A shareholder agreement governs how shareholders relate to each other and to the company. It fills in what the Articles of Association do not cover: founder departure mechanics, dispute resolution between co-founders, approval thresholds for major decisions, and restrictions on share transfers. The Articles are a public document filed at the Companies Registry; the shareholder agreement is private. Both matter, and their interaction — particularly on reserved matters and board authority — needs to be thought through carefully.

The Founders' Shareholder Agreement

Before you take any external investment, have a shareholder agreement among the founding team. The key provisions are:

Vesting

Founder vesting is the mechanism by which a founder's shares are earned over time, rather than received in full on day one. Without vesting, a co-founder can leave six months into the business and retain 40% of the company — creating a deadweight on your cap table and a serious problem for investors.

A typical vesting schedule is four years with a one-year cliff: the founder receives 25% of their shares after 12 months, and the remaining 75% vests monthly over the following three years.
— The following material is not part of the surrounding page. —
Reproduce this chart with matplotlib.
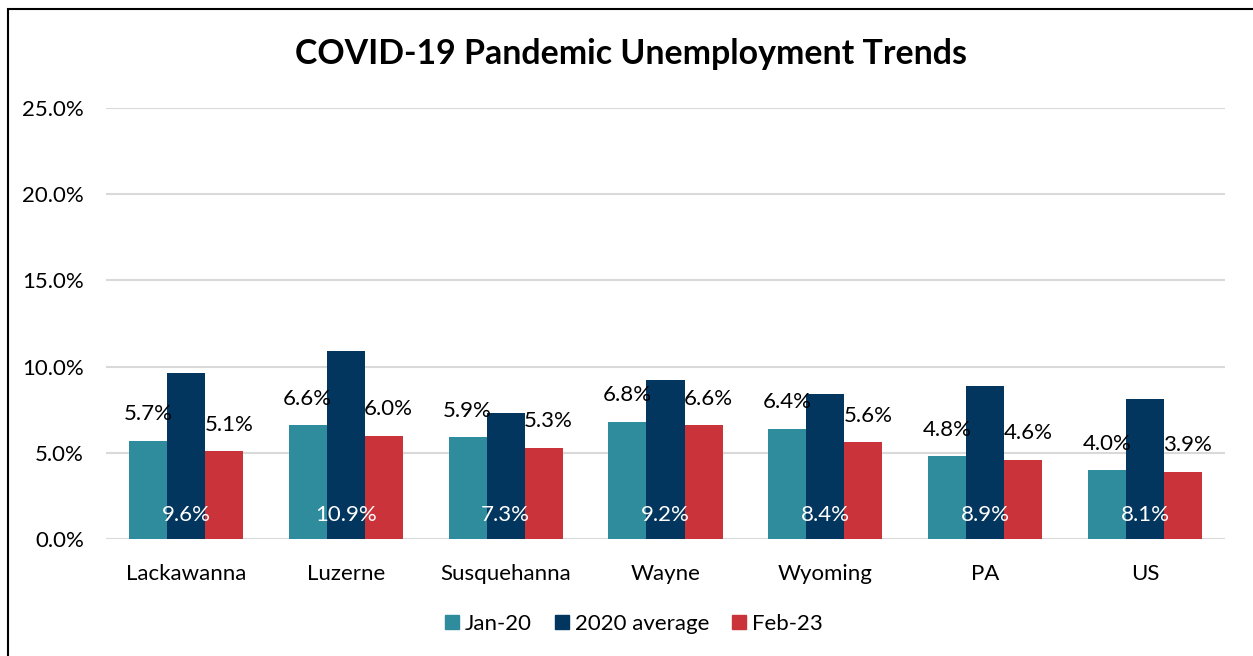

On a company sale, unvested shares typically vest fully under single trigger acceleration, or partially vest if the founder is also terminated without cause under double trigger acceleration.

Good Leaver and Bad Leaver

When a founder or employee shareholder leaves, their unvested shares are bought back at a price depending on whether the departing person is a good leaver (resigned on agreed terms, retired, died, became permanently incapacitated) or a bad leaver (resigned without notice, was terminated for cause, breached obligations). Good leavers typically receive fair market value; bad leavers typically receive the lower of par value and fair market value. The definitions matter enormously — always review them carefully.

Decision-Making

Specify which decisions require unanimous consent of the founders, which require a majority, and which can be made by individual directors. This prevents the paralysis that arises when founders have equal shares, equal votes, and a disagreement they cannot resolve.

Investor Shareholder Agreement Terms

Pre-emption Rights on New Issues

Existing shareholders typically have the right to participate in new share issuances on a pro-rata basis before shares are offered to outside investors. Pre-emption rights on new issuances are distinct from pre-emption rights on transfers (the right of first refusal when an existing shareholder wants to sell their shares).

Drag-Along Rights

A drag-along clause allows a specified majority of shareholders to require all other shareholders to sell their shares on the same terms to a third-party acquirer. Without drag-along, a minority shareholder can block a company sale by refusing to sell. The threshold, notice requirements, and same-terms protections all need to be carefully defined.

Tag-Along Rights

If a majority shareholder sells their stake, minority shareholders have the right to participate in the sale on the same terms. This protects minority shareholders from being left holding shares in a company now controlled by a third party they did not choose.

Information Rights

Investors typically require monthly or quarterly management accounts, annual audited financial statements, and an annual budget. Information rights are non-negotiable for most institutional investors — but you can negotiate scope, frequency, and confidentiality obligations.

Deadlock Resolution

Options include a casting vote for the chairman, escalation to senior management, mediation, and as a last resort a shotgun clause (one party offers to buy the other's shares at a stated price; the other party can accept or buy at the same price). These provisions are important to have — and rarely used, which is the point.